Writing & News
I ask my authors to write a letters to the subscribers of the book packages I offer each year. I thought I should share the letter written by Stuart Barnes at the start of 2023 as Like to the Lark was arriving into the world. I think it gives the sense of the textures contained in this highly inventive book, and the vibrancy Stuart was working out of to make this, his second volume of poetry. He takes many risks wth poetic form, and it is lovely to behold as he discusses in his Notes on Form contained in the finished book.

I am so thrilled to be publishing the second volume of poetry by Stuart Barnes, so enthusiastically awaited by many readers. Here is Stuart’s introduction for Like to the Lark:
Sonnet 29 by William Shakespeare
When in disgrace with fortune and men’s eyes,
I all alone beweep my outcast state,
And trouble deaf heaven with my bootless cries,
And look upon myself and curse my fate,
Wishing me like to one more rich in hope,
Featured like him, like him with friends possessed,
Desiring this man’s art and that man’s scope,
With what I most enjoy contented least;
Yet in these thoughts myself almost despising,
Haply I think on thee, and then my state,
Like to the lark at break of day arising
From sullen earth, sings hymns at heaven’s gate;
For thy sweet love remembered such wealth brings
That then I scorn to change my state with kings.
I started writing this letter a few days after The Cure finished the European leg of its Lost World Tour, during which new songs ‘A Fragile Thing’, ‘Alone’, ‘And Nothing Is Forever’, ‘Endsong’ and ‘I Can Never Say Goodbye’ were debuted.

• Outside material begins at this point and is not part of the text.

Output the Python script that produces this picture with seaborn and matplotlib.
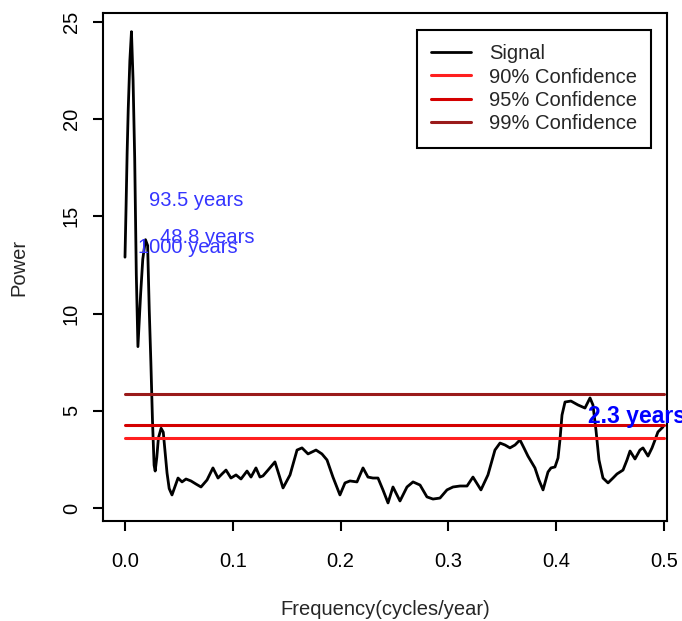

Coincidentally, Like to the Lark begins with an apparition of a doomed world brooding over itself (‘Off-world Ghazal’) and ends with a kvelling globe (‘Transcontinental Truth Ghazal’).
Until recently, I believed Like to the Lark’s worlds of music and sound, form and transformation sparked subsequent to the publication of my first poetry collection, Glasshouses—Photek’s Form & Function was in heavy rotation at home, I was writing exclusively in form—but in reality my fascination with these motifs extends to early childhood. I still often think about the cello’s richness and the charms of cicadas, lunar pareidolia and complete metamorphosis. Like poet Terrance Hayes, ‘I’m interested in challenging the law—within limits. I like bending more than breaking. If I break a poetic form completely, it’s anarchy—you may not know there was a form being challenged. I have to leave some residue of the thing that brought me to where I am.’
I find there’s safety in forms—I couldn’t’ve opened up in free verse about my and others’ experiences of illness, death, rape, remembrance, ecology, love and joy. Many Australian publishers, editors and poets have told me I mustn’t write about rape. These attempts to silence me have, largely, catalysed poems such as ‘Sestina: Rape’, ‘in the dark (wish)’ and ‘The Pardoner’. Thanks to my publisher Terri-ann White, my editor Felicity Plunkett and my readers, including you, for making them welcome.
For some poets, form is a cage. For me, it is a lark—ascending, hovering, parachuting— singing all the while. Form is about letting go, and letting oneself go. ‘It is not about having control,’ suggests poet A. E. Stallings, ‘but giving up control, allowing other forces into the
poem.’ Its capacity for generating new forms is unlimited, and thrilling. The duplex—‘a mutt of a form’, according to its inventor, poet Jericho Brown—contains elements of the ghazal, the sonnet and the blues poem. Writing duplexes encouraged me to make two new forms— the terse-set (‘Sketching Aids’, ‘Dinner with S. M. at Tandoori Den’) and the flashbang (‘Killing Bill or Whatever the Hell His Name Is (“Battle Without Honor or Humanity”’).
I would be remiss if I didn’t mention the impact of The Cure’s music and Robert Smith’s lyrics on Like to the Lark. This is alluded to in some poems (‘Moon’s Étude’, ‘Little Gilt’), announced in others (‘Hamlet Without the Prince’, ‘The earth’). Like the atmospheres of The Cure’s records’ worlds, like the atmospheres of our worlds, the atmospheres of my second poetry collection’s worlds oscillate between subway song and plainsong, the last day of summer and delirious night, purple haze and a pink dream.
Thank you for supporting my writing, and Upswell Publishing and Terri-ann White, whose enthusiasm, energy and encouragement propel/led Like to the Lark.
References
Jericho Brown, ‘Invention’, poetryfoundation.org, March 18, 2019.
Terrance Hayes interviewed by Hilton Als, ‘The Art of Poetry No. 111’, The Paris Review, Issue 241, Fall 2022.
A. E. Stallings interviewed by T. J. Jarrett, ‘Women in Form: A. E. Stallings’, Tupelo Quarterly, July 14, 2014.